Medium to Large-Scale Deployment Questions

fstrankowski

Renowned Member
Nov 28, 2016
82
20
73
Hamburg
Dear Members,

we're planning to integrate a Proxmox/Ceph Instance into our production-enviroment. After testing Proxmox for several weeks we think this might be a good idea for some of our services to rely on.

We've accomplished to archive the following so far:
  • Setup 2 Bladecenters in two independend Datacenters for the beginning (Interconnected through 2x40 Gbit)
  • Reserved 6 Nodes in each BladeCenter (each has 2x E5-2620 v3, 128GB Ram, HW-Raid 1TB Intel DC SSDs, 10 GBit LACP)
  • Nodes are interconnected using 4 VLANs for Mgmt, Corosync, VM Migration and CephStorage
  • Setup CEPH-Crushmap to accomplish our storage and redundancy needs
  • We CANNOT use another Datacenter for now, so we have to stick with 2 locations.
We'd like to archive the following with our setup:
  1. Having HA throughout our complete setup (if one Datacenter dies the other 6 Nodes still get quorum)
  2. If we encounter a splitbrain, both BladeCenters with 6 Nodes are getting fenced
  3. We can run with just one-side of our 12 Nodes (so just 6 Nodes active).
We've thought of doing it the following way:
  • Give each Node in DC 1 a Quorumvote +2
  • Give each Node in DC 2 a Quorumvote +1
This helps us if one DC dies that we can still work in production.

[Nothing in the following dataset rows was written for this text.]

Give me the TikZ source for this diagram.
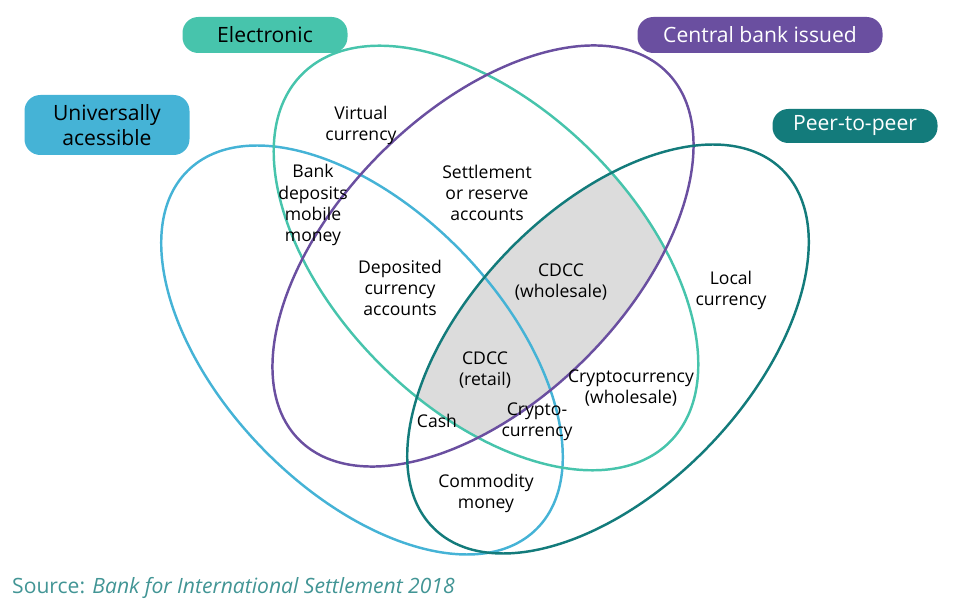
\documentclass[tikz,border=0pt]{standalone}
\usepackage{fontspec}
\setmainfont{Open Sans}
\definecolor{cblue}{HTML}{45B3D6}
\definecolor{cteal}{HTML}{47C4AC}
\definecolor{cpurple}{HTML}{6A4FA0}
\definecolor{cdark}{HTML}{137B7B}
\definecolor{cgray}{HTML}{DCDCDC}
\tikzset{
    ring/.style={line width=1.4pt},
    tag/.style={rounded corners=9pt, text=white, font=\large, align=center, inner sep=0pt},
    lbl/.style={align=center, font=\normalsize, inner sep=1pt},
}
\begin{document}
\begin{tikzpicture}
\useasboundingbox (0,0) rectangle (19.2,12.18);

		% shared region
		\begin{scope}
		\clip[rotate around={-45:(9.72,7.02)}] (9.72,7.02) ellipse (5.2cm and 3.0cm);
		\clip[rotate around={45:(9.66,7.06)}] (9.66,7.06) ellipse (5.2cm and 2.9cm);
		\fill[cgray,rotate around={46:(12.16,5.2)}] (12.16,5.2) ellipse (5.0cm and 2.8cm);
		\end{scope}

		\draw[ring,cblue,rotate around={-46:(7.24,5.18)}] (7.24,5.18) ellipse (5.0cm and 2.8cm);
		\draw[ring,cteal,rotate around={-45:(9.72,7.02)}] (9.72,7.02) ellipse (5.2cm and 3.0cm);
		\draw[ring,cpurple,rotate around={45:(9.66,7.06)}] (9.66,7.06) ellipse (5.2cm and 2.9cm);
		\draw[ring,cdark,rotate around={46:(12.16,5.2)}] (12.16,5.2) ellipse (5.0cm and 2.8cm);

		\node[tag,fill=cteal,text=black,minimum width=3.3cm,minimum height=0.72cm] (electronic) at (5.3,11.48) {Electronic};
		\node[tag,fill=cpurple,minimum width=4.9cm,minimum height=0.72cm] (central) at (15.2,11.48) {Central bank issued};
		\node[tag,fill=cblue,text=black,minimum width=3.3cm,minimum height=1.2cm] (universal) at (2.14,9.68) {Universally\\acessible};
		\node[tag,fill=cdark,minimum width=3.3cm,minimum height=0.68cm] (ptp) at (17.1,9.66) {Peer-to-peer};

		\node[lbl] (virtual) at (7.22,9.68) {Virtual\\currency};
		\node[lbl] (bank) at (6.26,8.08) {Bank\\deposits\\mobile\\money};
		\node[lbl] (settle) at (9.74,8.32) {Settlement\\or reserve\\accounts};
		\node[lbl] (deposit) at (8.0,6.42) {Deposited\\currency\\accounts};
		\node[lbl] (cdccw) at (11.22,6.54) {CDCC\\(wholesale)};
		\node[lbl] (local) at (14.62,6.38) {Local\\currency};
		\node[lbl] (cdccr) at (9.7,4.78) {CDCC\\(retail)};
		\node[lbl] (cryptow) at (12.62,4.42) {Cryptocurrency\\(wholesale)};
		\node[lbl] (cash) at (8.74,3.76) {Cash};
		\node[lbl] (crypto) at (10.74,3.74) {Crypto-\\currency};
		\node[lbl] (commodity) at (9.72,2.32) {Commodity\\money};

		\node[anchor=west,text=cdark!80,font=\large] (source) at (0.12,0.42) {Source: \textit{Bank for International Settlement 2018}};
\end{tikzpicture}
\end{document}
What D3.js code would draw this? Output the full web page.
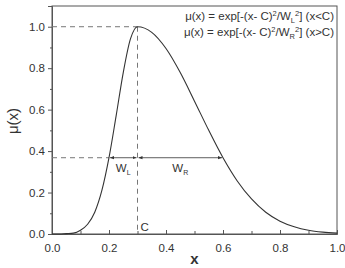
<!DOCTYPE html>
<html>
<head>
<meta charset="utf-8">
<script src="https://cdn.jsdelivr.net/npm/d3@7"></script>
<style>
body{margin:0;background:#fff;}
svg text{font-family:"Liberation Sans",Arial,sans-serif;fill:#333;}
</style>
</head>
<body>
<svg id="chart"></svg>
<script>
// values
var xValues = [0.0,0.025,0.05,0.075,0.1,0.125,0.15,0.175,0.2,0.225,0.25,0.275,0.3,
               0.35,0.4,0.45,0.5,0.55,0.6,0.65,0.7,0.75,0.8,0.85,0.9,0.95,1.0];
var muValues = [0.0,0.0,0.002,0.004,0.018,0.047,0.105,0.21,0.368,0.57,0.779,0.94,1.0,
                0.973,0.895,0.779,0.641,0.5,0.368,0.256,0.169,0.105,0.062,0.035,0.018,0.009,0.004];
var xTicks = [0.0,0.2,0.4,0.6,0.8,1.0];
var yTicks = [0.0,0.2,0.4,0.6,0.8,1.0];
var centerC = 0.3;
var leftEdge = 0.2;
var rightEdge = 0.6;
var halfLevel = 0.368;
var formulaLines = ["(x<C)","(x>C)"];

var screen = {width:345, height:268};
var margins = {top:6, bottom:34, left:52, right:8};
var graph = {
    width:screen.width-margins.left-margins.right,
    height:screen.height-margins.top-margins.bottom
};

var svg = d3.select("#chart")
    .attr("width",screen.width)
    .attr("height",screen.height);

var xScale = d3.scaleLinear().domain([0,1]).range([0,graph.width]);
var yScale = d3.scaleLinear().domain([0,1.1]).range([graph.height,0]);

var g = svg.append("g")
    .attr("transform","translate("+margins.left+","+margins.top+")");

// frame
g.append("rect")
    .attr("width",graph.width)
    .attr("height",graph.height)
    .attr("fill","none")
    .attr("stroke","#555")
    .attr("stroke-width",1);

// minor ticks
var minorX = d3.range(0.1,1.0,0.2);
var minorY = d3.range(0.1,1.1,0.2);
g.append("g")
    .attr("transform","translate(0,"+graph.height+")")
    .call(d3.axisBottom(xScale).tickValues(minorX).tickSize(-3).tickFormat(""))
    .call(function(a){a.select(".domain").remove();});
g.append("g")
    .call(d3.axisLeft(yScale).tickValues(minorY).tickSize(2).tickFormat(""))
    .call(function(a){a.select(".domain").remove();});

// major axes
var xAxis = g.append("g")
    .attr("transform","translate(0,"+graph.height+")")
    .call(d3.axisBottom(xScale).tickValues(xTicks).tickSize(-4).tickPadding(8).tickFormat(d3.format(".1f")));
var yAxis = g.append("g")
    .call(d3.axisLeft(yScale).tickValues(yTicks).tickSize(4).tickPadding(3).tickFormat(d3.format(".1f")));

g.selectAll(".tick line").attr("stroke","#555");
g.selectAll(".domain").attr("stroke","#555");
g.selectAll(".tick text").style("font-size","11.5px").attr("fill","#333");
xAxis.selectAll(".tick text").attr("dy","0.9em");

// dashed guides
var dash = "5,4";
var guides = [
    [[0,1.0],[centerC,1.0]],
    [[centerC,1.0],[centerC,0]],
    [[0,halfLevel],[leftEdge,halfLevel]]
];
g.selectAll(".guide")
    .data(guides)
    .enter()
    .append("line")
    .attr("x1",function(d){return xScale(d[0][0]);})
    .attr("y1",function(d){return yScale(d[0][1]);})
    .attr("x2",function(d){return xScale(d[1][0]);})
    .attr("y2",function(d){return yScale(d[1][1]);})
    .attr("stroke","#777")
    .attr("stroke-width",1)
    .attr("stroke-dasharray",dash);

// curve
var line = d3.line()
    .x(function(d,i){return xScale(xValues[i]);})
    .y(function(d){return yScale(d);})
    .curve(d3.curveMonotoneX);
g.append("path")
    .datum(muValues)
    .attr("d",line)
    .attr("fill","none")
    .attr("stroke","#333")
    .attr("stroke-width",1.1);

// width arrows
svg.append("defs").append("marker")
    .attr("id","arr")
    .attr("viewBox","0 0 10 10")
    .attr("refX",10).attr("refY",5)
    .attr("markerWidth",5).attr("markerHeight",5)
    .attr("orient","auto-start-reverse")
    .append("path")
    .attr("d","M0,1 L10,5 L0,9 z")
    .attr("fill","#333");

var arrows = [[leftEdge,centerC],[centerC,rightEdge]];
g.selectAll(".arrow")
    .data(arrows)
    .enter()
    .append("line")
    .attr("x1",function(d){return xScale(d[0])+1;})
    .attr("x2",function(d){return xScale(d[1])-1;})
    .attr("y1",yScale(halfLevel))
    .attr("y2",yScale(halfLevel))
    .attr("stroke","#333")
    .attr("stroke-width",0.8)
    .attr("marker-start","url(#arr)")
    .attr("marker-end","url(#arr)");

var wLabels = [{x:(leftEdge+centerC)/2, sub:"L"},{x:(centerC+rightEdge)/2, sub:"R"}];
var wl = g.selectAll(".wlab")
    .data(wLabels)
    .enter()
    .append("text")
    .attr("x",function(d){return xScale(d.x);})
    .attr("y",yScale(halfLevel)+14)
    .attr("text-anchor","middle")
    .style("font-size","11.5px");
wl.append("tspan").text("W");
wl.append("tspan")
    .attr("dy","3")
    .style("font-size","7px")
    .text(function(d){return d.sub;});

// C marker
g.append("text")
    .attr("x",xScale(centerC)+3)
    .attr("y",graph.height-3)
    .style("font-size","11.5px")
    .text("C");

// formulas
var subs = ["L","R"];
formulaLines.forEach(function(cond,i)
{
    var t = g.append("text")
        .attr("x",graph.width-3)
        .attr("y",14+i*16)
        .attr("text-anchor","end")
        .style("font-size","11.5px");
    t.append("tspan").text("\u03bc(x) = exp[-(x- C)");
    t.append("tspan").attr("dy","-4").style("font-size","7.5px").text("2");
    t.append("tspan").attr("dy","4").text("/W");
    t.append("tspan").attr("dy","3").style("font-size","7.5px").text(subs[i]);
    t.append("tspan").attr("dy","-7").style("font-size","7.5px").text("2");
    t.append("tspan").attr("dy","4").text("] "+cond);
});

// axis titles
svg.append("text")
    .attr("x",margins.left+graph.width/2)
    .attr("y",264)
    .attr("text-anchor","middle")
    .style("font-size","15px")
    .style("font-weight","bold")
    .text("x");
svg.append("text")
    .attr("transform","translate(18,"+(margins.top+graph.height/2+1)+") rotate(-90)")
    .attr("text-anchor","middle")
    .style("font-size","15px")
    .text("\u03bc(x)");
</script>
</body>
</html>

If the other DC comes back we integrate the other machines one-by-one. If we encounter a Brainsplit, we run all VMs off one DC, power off the other Nodes in the 2nd DC and power them on one-by-one after failure got fixed.

Questiontime:
  • Is it possible to have more Quorumvotes than the number of nodes in our setup?
  • Is this a decent tactic / practice?
  • Is there anyone else who would like to share their experience with a large scale setup?

Appreciated

img_20170123_150149.jpg
 
  • Like
Reactions: adrian0x0
Does anyone maybe, instead of giving an answer regarding my question, can supply me with a sample deployment with 2 dcs / locations? Appreciated.